▶ TASK TO COMPLETE:
Every line below is to be copied exactly, with the pictures left out.

▶ DATA SEGMENT:
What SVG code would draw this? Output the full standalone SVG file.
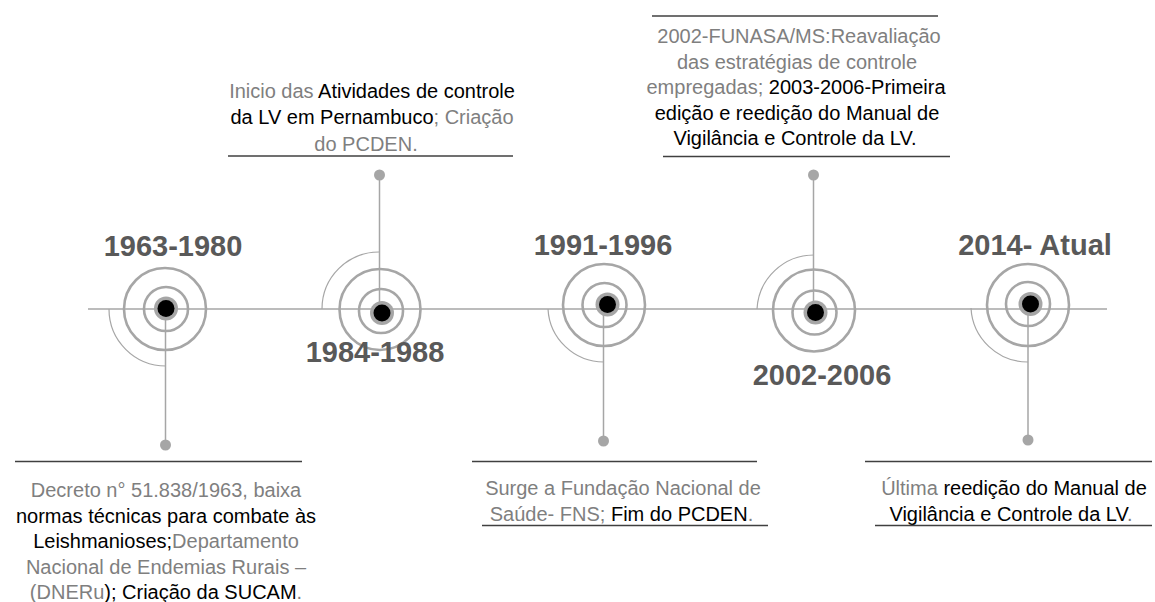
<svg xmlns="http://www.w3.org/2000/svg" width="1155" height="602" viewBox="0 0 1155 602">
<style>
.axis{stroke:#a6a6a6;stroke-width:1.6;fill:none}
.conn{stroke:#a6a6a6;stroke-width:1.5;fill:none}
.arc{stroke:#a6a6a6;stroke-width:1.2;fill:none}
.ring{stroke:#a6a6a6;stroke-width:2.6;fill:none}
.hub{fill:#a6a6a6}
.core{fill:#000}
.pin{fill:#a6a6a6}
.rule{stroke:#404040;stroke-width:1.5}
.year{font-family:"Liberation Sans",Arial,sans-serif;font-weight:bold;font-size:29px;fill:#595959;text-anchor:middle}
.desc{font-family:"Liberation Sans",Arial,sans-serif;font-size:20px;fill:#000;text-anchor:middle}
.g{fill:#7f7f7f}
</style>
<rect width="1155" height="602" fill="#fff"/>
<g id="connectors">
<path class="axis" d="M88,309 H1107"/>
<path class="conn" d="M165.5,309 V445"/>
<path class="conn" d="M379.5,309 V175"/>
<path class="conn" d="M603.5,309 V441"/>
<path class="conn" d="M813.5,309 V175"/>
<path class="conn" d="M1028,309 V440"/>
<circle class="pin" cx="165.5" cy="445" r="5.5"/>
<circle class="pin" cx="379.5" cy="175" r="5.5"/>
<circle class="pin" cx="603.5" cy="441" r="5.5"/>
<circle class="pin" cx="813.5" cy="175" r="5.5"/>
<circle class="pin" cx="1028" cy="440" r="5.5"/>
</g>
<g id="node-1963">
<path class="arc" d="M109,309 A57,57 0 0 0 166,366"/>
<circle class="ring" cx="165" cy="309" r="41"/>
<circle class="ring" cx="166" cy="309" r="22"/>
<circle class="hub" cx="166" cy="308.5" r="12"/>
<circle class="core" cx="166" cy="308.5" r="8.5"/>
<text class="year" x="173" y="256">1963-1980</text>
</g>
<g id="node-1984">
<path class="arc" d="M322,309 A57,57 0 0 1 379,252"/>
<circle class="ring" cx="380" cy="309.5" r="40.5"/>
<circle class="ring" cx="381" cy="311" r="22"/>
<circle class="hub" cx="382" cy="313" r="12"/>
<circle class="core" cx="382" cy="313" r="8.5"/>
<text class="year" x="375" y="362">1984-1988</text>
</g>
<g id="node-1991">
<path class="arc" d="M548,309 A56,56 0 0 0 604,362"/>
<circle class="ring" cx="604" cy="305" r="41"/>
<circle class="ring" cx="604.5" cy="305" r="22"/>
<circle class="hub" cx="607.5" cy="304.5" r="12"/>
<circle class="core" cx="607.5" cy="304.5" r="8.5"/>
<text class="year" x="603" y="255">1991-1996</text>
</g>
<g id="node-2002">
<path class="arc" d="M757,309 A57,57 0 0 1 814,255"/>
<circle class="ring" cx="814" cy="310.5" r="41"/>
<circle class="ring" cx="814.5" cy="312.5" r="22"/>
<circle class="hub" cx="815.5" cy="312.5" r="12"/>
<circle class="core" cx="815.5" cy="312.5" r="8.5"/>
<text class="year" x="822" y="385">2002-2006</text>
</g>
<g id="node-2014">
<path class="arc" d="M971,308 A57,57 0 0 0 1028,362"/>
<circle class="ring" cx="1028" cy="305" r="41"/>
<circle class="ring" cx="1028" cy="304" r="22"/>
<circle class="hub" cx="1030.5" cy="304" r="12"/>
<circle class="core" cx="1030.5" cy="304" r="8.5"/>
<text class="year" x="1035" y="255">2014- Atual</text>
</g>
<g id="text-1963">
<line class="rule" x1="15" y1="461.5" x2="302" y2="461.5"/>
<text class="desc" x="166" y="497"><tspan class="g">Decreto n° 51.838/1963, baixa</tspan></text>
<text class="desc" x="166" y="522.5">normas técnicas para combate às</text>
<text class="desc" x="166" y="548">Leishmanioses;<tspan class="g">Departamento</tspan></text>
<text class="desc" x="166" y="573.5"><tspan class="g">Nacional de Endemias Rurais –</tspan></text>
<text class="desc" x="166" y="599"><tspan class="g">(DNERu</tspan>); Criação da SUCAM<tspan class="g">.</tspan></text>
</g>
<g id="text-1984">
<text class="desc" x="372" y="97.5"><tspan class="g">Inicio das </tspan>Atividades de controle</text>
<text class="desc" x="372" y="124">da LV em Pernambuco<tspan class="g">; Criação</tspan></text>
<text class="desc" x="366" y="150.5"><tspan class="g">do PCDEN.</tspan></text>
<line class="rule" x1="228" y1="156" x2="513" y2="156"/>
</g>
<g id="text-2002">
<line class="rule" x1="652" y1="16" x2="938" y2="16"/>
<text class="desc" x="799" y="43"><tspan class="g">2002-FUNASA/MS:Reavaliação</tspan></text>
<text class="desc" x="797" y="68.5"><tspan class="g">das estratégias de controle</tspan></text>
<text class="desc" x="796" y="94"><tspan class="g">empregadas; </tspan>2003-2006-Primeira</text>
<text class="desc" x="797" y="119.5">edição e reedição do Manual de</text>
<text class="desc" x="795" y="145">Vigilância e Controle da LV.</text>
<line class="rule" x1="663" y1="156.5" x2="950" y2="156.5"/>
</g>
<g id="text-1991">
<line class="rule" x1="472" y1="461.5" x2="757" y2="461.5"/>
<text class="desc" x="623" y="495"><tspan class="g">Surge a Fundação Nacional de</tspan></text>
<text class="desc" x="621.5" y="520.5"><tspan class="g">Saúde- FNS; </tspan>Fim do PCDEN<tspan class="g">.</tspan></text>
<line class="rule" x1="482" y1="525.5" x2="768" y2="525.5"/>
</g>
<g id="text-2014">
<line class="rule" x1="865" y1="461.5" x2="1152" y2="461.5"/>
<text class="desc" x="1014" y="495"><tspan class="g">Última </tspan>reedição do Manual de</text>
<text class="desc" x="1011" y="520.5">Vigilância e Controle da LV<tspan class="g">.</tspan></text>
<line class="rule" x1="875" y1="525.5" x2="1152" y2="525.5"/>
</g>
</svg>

▶ TASK OUTPUT:
What SVG code would draw this? Output the full standalone SVG file.
<svg xmlns="http://www.w3.org/2000/svg" width="1155" height="602" viewBox="0 0 1155 602">
<style>
.axis{stroke:#a6a6a6;stroke-width:1.6;fill:none}
.conn{stroke:#a6a6a6;stroke-width:1.5;fill:none}
.arc{stroke:#a6a6a6;stroke-width:1.2;fill:none}
.ring{stroke:#a6a6a6;stroke-width:2.6;fill:none}
.hub{fill:#a6a6a6}
.core{fill:#000}
.pin{fill:#a6a6a6}
.rule{stroke:#404040;stroke-width:1.5}
.year{font-family:"Liberation Sans",Arial,sans-serif;font-weight:bold;font-size:29px;fill:#595959;text-anchor:middle}
.desc{font-family:"Liberation Sans",Arial,sans-serif;font-size:20px;fill:#000;text-anchor:middle}
.g{fill:#7f7f7f}
</style>
<rect width="1155" height="602" fill="#fff"/>
<g id="connectors">
<path class="axis" d="M88,309 H1107"/>
<path class="conn" d="M165.5,309 V445"/>
<path class="conn" d="M379.5,309 V175"/>
<path class="conn" d="M603.5,309 V441"/>
<path class="conn" d="M813.5,309 V175"/>
<path class="conn" d="M1028,309 V440"/>
<circle class="pin" cx="165.5" cy="445" r="5.5"/>
<circle class="pin" cx="379.5" cy="175" r="5.5"/>
<circle class="pin" cx="603.5" cy="441" r="5.5"/>
<circle class="pin" cx="813.5" cy="175" r="5.5"/>
<circle class="pin" cx="1028" cy="440" r="5.5"/>
</g>
<g id="node-1963">
<path class="arc" d="M109,309 A57,57 0 0 0 166,366"/>
<circle class="ring" cx="165" cy="309" r="41"/>
<circle class="ring" cx="166" cy="309" r="22"/>
<circle class="hub" cx="166" cy="308.5" r="12"/>
<circle class="core" cx="166" cy="308.5" r="8.5"/>
<text class="year" x="173" y="256">1963-1980</text>
</g>
<g id="node-1984">
<path class="arc" d="M322,309 A57,57 0 0 1 379,252"/>
<circle class="ring" cx="380" cy="309.5" r="40.5"/>
<circle class="ring" cx="381" cy="311" r="22"/>
<circle class="hub" cx="382" cy="313" r="12"/>
<circle class="core" cx="382" cy="313" r="8.5"/>
<text class="year" x="375" y="362">1984-1988</text>
</g>
<g id="node-1991">
<path class="arc" d="M548,309 A56,56 0 0 0 604,362"/>
<circle class="ring" cx="604" cy="305" r="41"/>
<circle class="ring" cx="604.5" cy="305" r="22"/>
<circle class="hub" cx="607.5" cy="304.5" r="12"/>
<circle class="core" cx="607.5" cy="304.5" r="8.5"/>
<text class="year" x="603" y="255">1991-1996</text>
</g>
<g id="node-2002">
<path class="arc" d="M757,309 A57,57 0 0 1 814,255"/>
<circle class="ring" cx="814" cy="310.5" r="41"/>
<circle class="ring" cx="814.5" cy="312.5" r="22"/>
<circle class="hub" cx="815.5" cy="312.5" r="12"/>
<circle class="core" cx="815.5" cy="312.5" r="8.5"/>
<text class="year" x="822" y="385">2002-2006</text>
</g>
<g id="node-2014">
<path class="arc" d="M971,308 A57,57 0 0 0 1028,362"/>
<circle class="ring" cx="1028" cy="305" r="41"/>
<circle class="ring" cx="1028" cy="304" r="22"/>
<circle class="hub" cx="1030.5" cy="304" r="12"/>
<circle class="core" cx="1030.5" cy="304" r="8.5"/>
<text class="year" x="1035" y="255">2014- Atual</text>
</g>
<g id="text-1963">
<line class="rule" x1="15" y1="461.5" x2="302" y2="461.5"/>
<text class="desc" x="166" y="497"><tspan class="g">Decreto n° 51.838/1963, baixa</tspan></text>
<text class="desc" x="166" y="522.5">normas técnicas para combate às</text>
<text class="desc" x="166" y="548">Leishmanioses;<tspan class="g">Departamento</tspan></text>
<text class="desc" x="166" y="573.5"><tspan class="g">Nacional de Endemias Rurais –</tspan></text>
<text class="desc" x="166" y="599"><tspan class="g">(DNERu</tspan>); Criação da SUCAM<tspan class="g">.</tspan></text>
</g>
<g id="text-1984">
<text class="desc" x="372" y="97.5"><tspan class="g">Inicio das </tspan>Atividades de controle</text>
<text class="desc" x="372" y="124">da LV em Pernambuco<tspan class="g">; Criação</tspan></text>
<text class="desc" x="366" y="150.5"><tspan class="g">do PCDEN.</tspan></text>
<line class="rule" x1="228" y1="156" x2="513" y2="156"/>
</g>
<g id="text-2002">
<line class="rule" x1="652" y1="16" x2="938" y2="16"/>
<text class="desc" x="799" y="43"><tspan class="g">2002-FUNASA/MS:Reavaliação</tspan></text>
<text class="desc" x="797" y="68.5"><tspan class="g">das estratégias de controle</tspan></text>
<text class="desc" x="796" y="94"><tspan class="g">empregadas; </tspan>2003-2006-Primeira</text>
<text class="desc" x="797" y="119.5">edição e reedição do Manual de</text>
<text class="desc" x="795" y="145">Vigilância e Controle da LV.</text>
<line class="rule" x1="663" y1="156.5" x2="950" y2="156.5"/>
</g>
<g id="text-1991">
<line class="rule" x1="472" y1="461.5" x2="757" y2="461.5"/>
<text class="desc" x="623" y="495"><tspan class="g">Surge a Fundação Nacional de</tspan></text>
<text class="desc" x="621.5" y="520.5"><tspan class="g">Saúde- FNS; </tspan>Fim do PCDEN<tspan class="g">.</tspan></text>
<line class="rule" x1="482" y1="525.5" x2="768" y2="525.5"/>
</g>
<g id="text-2014">
<line class="rule" x1="865" y1="461.5" x2="1152" y2="461.5"/>
<text class="desc" x="1014" y="495"><tspan class="g">Última </tspan>reedição do Manual de</text>
<text class="desc" x="1011" y="520.5">Vigilância e Controle da LV<tspan class="g">.</tspan></text>
<line class="rule" x1="875" y1="525.5" x2="1152" y2="525.5"/>
</g>
</svg>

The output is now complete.